This directory contains a Python runner program for benchmarking both Python's
standard library re module and the third party regex
module.
The Python runner program takes advantage of the fact that the API of the third
party regex module is drop-in compatible with the re module. So all it does
is import regex as re instead of import re when one is benchmarking it
for the regex module.
Otherwise, the runner program makes the following decisions:
- Only one pattern is supported.
- When the
regexmodule is used,regex.DEFAULT_VERSIONis set toregex.VERSION1. This is done because it has better Unicode support, and is presumably the more interesting thing to measure. - When Unicode mode is enabled, the runner program reports an error if the haystack is invalid UTF-8. (See below.)

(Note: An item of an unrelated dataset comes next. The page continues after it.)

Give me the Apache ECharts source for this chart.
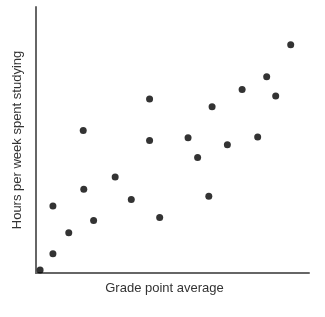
<!DOCTYPE html>
<html>
<head>
<meta charset="utf-8">
<script src="https://cdn.jsdelivr.net/npm/echarts@6/dist/echarts.min.js"></script>
<style>
  html, body { margin: 0; padding: 0; background: #fff; }
  #chart { width: 325px; height: 317px; }
</style>
</head>
<body>
<div id="chart"></div>
<script>
// grade point average (relative, 0-100) vs hours per week (relative, 0-100)
const gpa = [93.3, 84.5, 75.5, 87.8, 41.6, 64.5, 17.3, 41.6, 55.7, 81.2, 70.1,
  59.2, 29.0, 17.5, 34.9, 6.2, 63.3, 21.1, 45.3, 12.0, 6.2, 1.5];
const hours = [85.8, 73.8, 69.0, 66.5, 65.4, 62.5, 53.6, 49.8, 50.8, 51.1, 48.2,
  43.4, 36.1, 31.5, 27.6, 25.2, 28.9, 19.7, 20.9, 15.1, 7.2, 1.1];

const chart = echarts.init(document.getElementById('chart'));
chart.setOption({
  animation: false,
  grid: { left: 36, top: 7, width: 273, height: 266 },
  xAxis: {
    type: 'value', min: 0, max: 100,
    name: 'Grade point average',
    nameLocation: 'middle',
    nameGap: 9,
    nameTextStyle: { fontFamily: 'Liberation Sans', fontSize: 13, color: '#333', padding: [0, 16, 0, 0] },
    axisLine: { show: true, lineStyle: { color: '#666', width: 2 } },
    axisTick: { show: false },
    axisLabel: { show: false },
    splitLine: { show: false }
  },
  yAxis: {
    type: 'value', min: 0, max: 100,
    name: 'Hours per week spent studying',
    nameLocation: 'middle',
    nameGap: 12,
    nameTextStyle: { fontFamily: 'Liberation Sans', fontSize: 13, color: '#333' },
    axisLine: { show: true, lineStyle: { color: '#666', width: 2 } },
    axisTick: { show: false },
    axisLabel: { show: false },
    splitLine: { show: false }
  },
  series: [{
    type: 'scatter',
    symbolSize: 7,
    itemStyle: { color: '#000' },
    data: gpa.map((x, i) => [x, hours[i]])
  }]
});
</script>
</body>
</html>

Both the re and regex modules have two different types of regexes: ASCII
regexes and Unicode regexes. ASCII regexes can be built from either byte
string patterns or Unicode string patterns, and an ASCII regex can only search
haystacks corresponding to the same type of its pattern. Conversely, Unicode
regexes can only be built from Unicode strings, and Unicode regexes can only
search Unicode strings.
Since Unicode strings cannot be non-lossily constructed from invalid UTF-8,
it follows that neither the re nor the regex modules can search invalid
UTF-8 while Unicode mode is enabled. Thus, this is why enabling Unicode mode
for these regex engines requires the haystack to be valid UTF-8.
The "use bytes or Unicode" split actually infects pretty much everything about the regex APIs in Python-land. Once you make your choice about the type of your pattern, everything you then pass into the regex engine must have the same type.